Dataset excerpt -
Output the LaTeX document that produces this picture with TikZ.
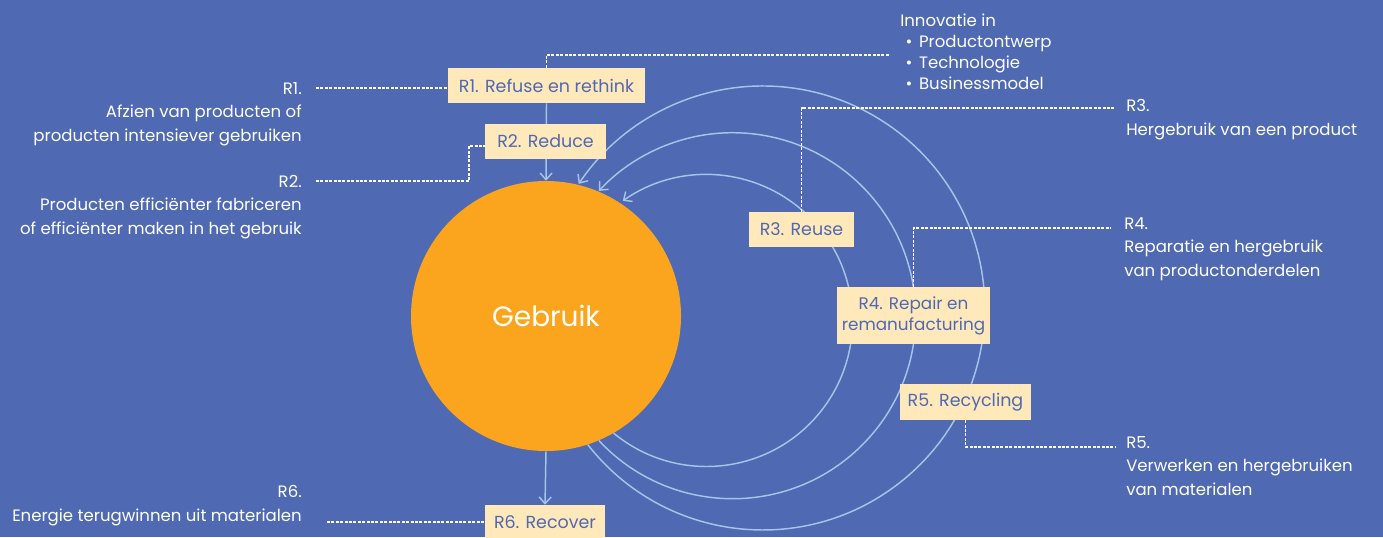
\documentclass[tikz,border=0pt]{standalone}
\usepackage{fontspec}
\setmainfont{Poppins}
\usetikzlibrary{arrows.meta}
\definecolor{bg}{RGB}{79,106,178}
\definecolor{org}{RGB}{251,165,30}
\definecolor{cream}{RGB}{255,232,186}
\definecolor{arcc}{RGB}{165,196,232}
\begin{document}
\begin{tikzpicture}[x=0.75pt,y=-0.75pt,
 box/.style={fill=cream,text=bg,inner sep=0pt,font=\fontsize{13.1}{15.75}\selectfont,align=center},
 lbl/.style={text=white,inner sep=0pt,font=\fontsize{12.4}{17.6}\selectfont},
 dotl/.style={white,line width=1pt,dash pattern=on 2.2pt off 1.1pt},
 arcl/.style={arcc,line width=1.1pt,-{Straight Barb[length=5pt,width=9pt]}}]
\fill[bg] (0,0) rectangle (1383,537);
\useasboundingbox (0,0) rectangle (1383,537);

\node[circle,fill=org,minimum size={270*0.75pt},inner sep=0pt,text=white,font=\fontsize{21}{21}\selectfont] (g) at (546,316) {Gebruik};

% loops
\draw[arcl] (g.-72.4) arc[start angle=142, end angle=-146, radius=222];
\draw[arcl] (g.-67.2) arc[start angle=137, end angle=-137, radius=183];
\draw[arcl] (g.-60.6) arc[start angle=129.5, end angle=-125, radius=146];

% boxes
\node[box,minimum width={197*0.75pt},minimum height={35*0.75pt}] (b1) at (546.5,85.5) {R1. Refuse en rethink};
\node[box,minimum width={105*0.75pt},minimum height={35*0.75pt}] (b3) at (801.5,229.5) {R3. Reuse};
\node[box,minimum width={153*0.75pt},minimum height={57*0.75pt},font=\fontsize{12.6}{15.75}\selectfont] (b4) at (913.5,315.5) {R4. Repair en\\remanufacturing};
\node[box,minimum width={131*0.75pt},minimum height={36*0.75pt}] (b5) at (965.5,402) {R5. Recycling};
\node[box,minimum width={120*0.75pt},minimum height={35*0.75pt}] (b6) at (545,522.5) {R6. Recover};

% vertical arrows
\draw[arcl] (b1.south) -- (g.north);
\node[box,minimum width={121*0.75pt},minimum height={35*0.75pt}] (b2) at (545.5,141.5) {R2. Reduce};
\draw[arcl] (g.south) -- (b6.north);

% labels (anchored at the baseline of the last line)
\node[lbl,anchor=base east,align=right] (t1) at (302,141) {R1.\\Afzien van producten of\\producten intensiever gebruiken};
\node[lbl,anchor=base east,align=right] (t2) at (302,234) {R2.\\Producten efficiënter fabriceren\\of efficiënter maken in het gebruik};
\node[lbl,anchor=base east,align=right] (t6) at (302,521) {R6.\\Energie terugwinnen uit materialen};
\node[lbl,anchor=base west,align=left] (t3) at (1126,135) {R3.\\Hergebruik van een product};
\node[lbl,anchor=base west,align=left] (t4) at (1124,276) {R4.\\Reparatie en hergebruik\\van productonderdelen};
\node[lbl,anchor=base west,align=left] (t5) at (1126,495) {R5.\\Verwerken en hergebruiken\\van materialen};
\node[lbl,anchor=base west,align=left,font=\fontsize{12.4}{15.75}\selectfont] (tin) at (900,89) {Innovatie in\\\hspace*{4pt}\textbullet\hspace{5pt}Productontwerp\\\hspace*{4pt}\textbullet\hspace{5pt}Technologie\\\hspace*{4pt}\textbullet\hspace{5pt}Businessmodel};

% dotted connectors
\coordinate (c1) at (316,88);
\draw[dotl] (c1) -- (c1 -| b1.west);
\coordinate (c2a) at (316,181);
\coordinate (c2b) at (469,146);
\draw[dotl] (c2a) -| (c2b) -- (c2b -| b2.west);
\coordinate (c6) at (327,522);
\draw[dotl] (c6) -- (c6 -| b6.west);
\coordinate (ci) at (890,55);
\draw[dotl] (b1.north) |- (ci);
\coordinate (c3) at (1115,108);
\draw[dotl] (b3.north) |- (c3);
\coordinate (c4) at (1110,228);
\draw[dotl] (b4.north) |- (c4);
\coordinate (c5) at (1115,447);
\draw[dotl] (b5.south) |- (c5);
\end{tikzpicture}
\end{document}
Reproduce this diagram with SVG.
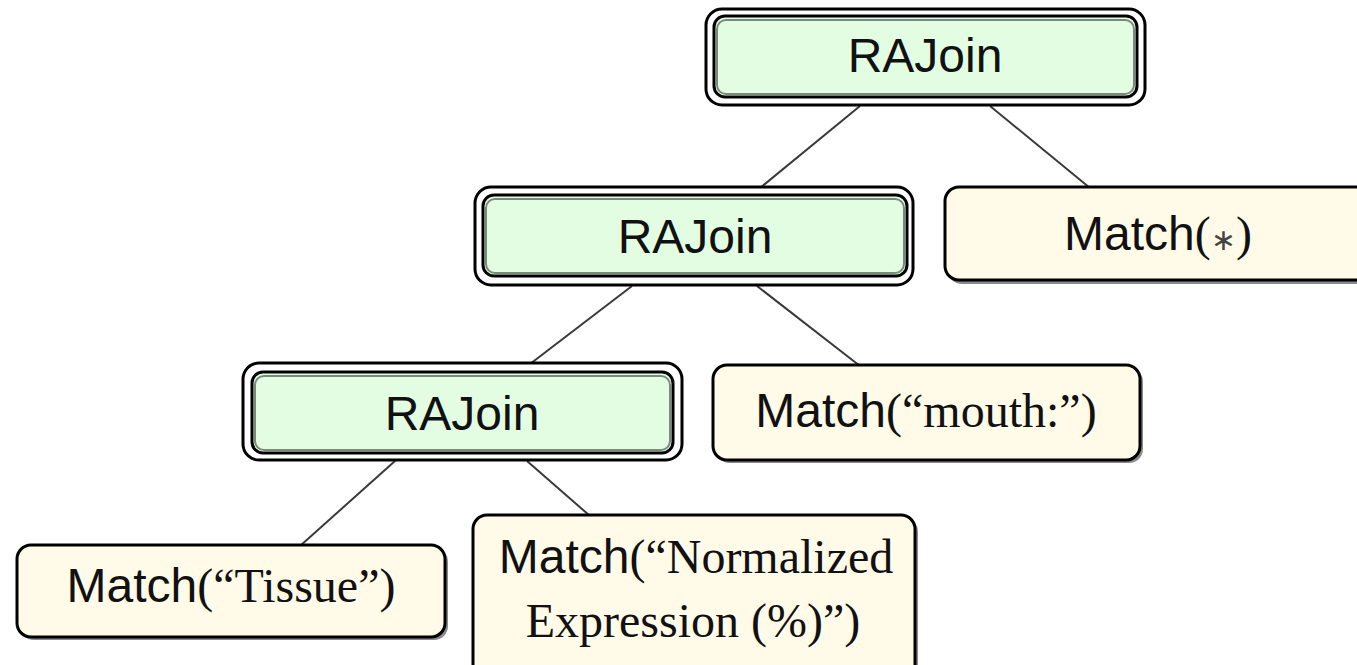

WORK REQUIRED - Copy out every line from the records that has the word "this".

WRITTEN SOLUTION -
Output the LaTeX document that produces this picture with TikZ.
Reproduce this diagram with SVG.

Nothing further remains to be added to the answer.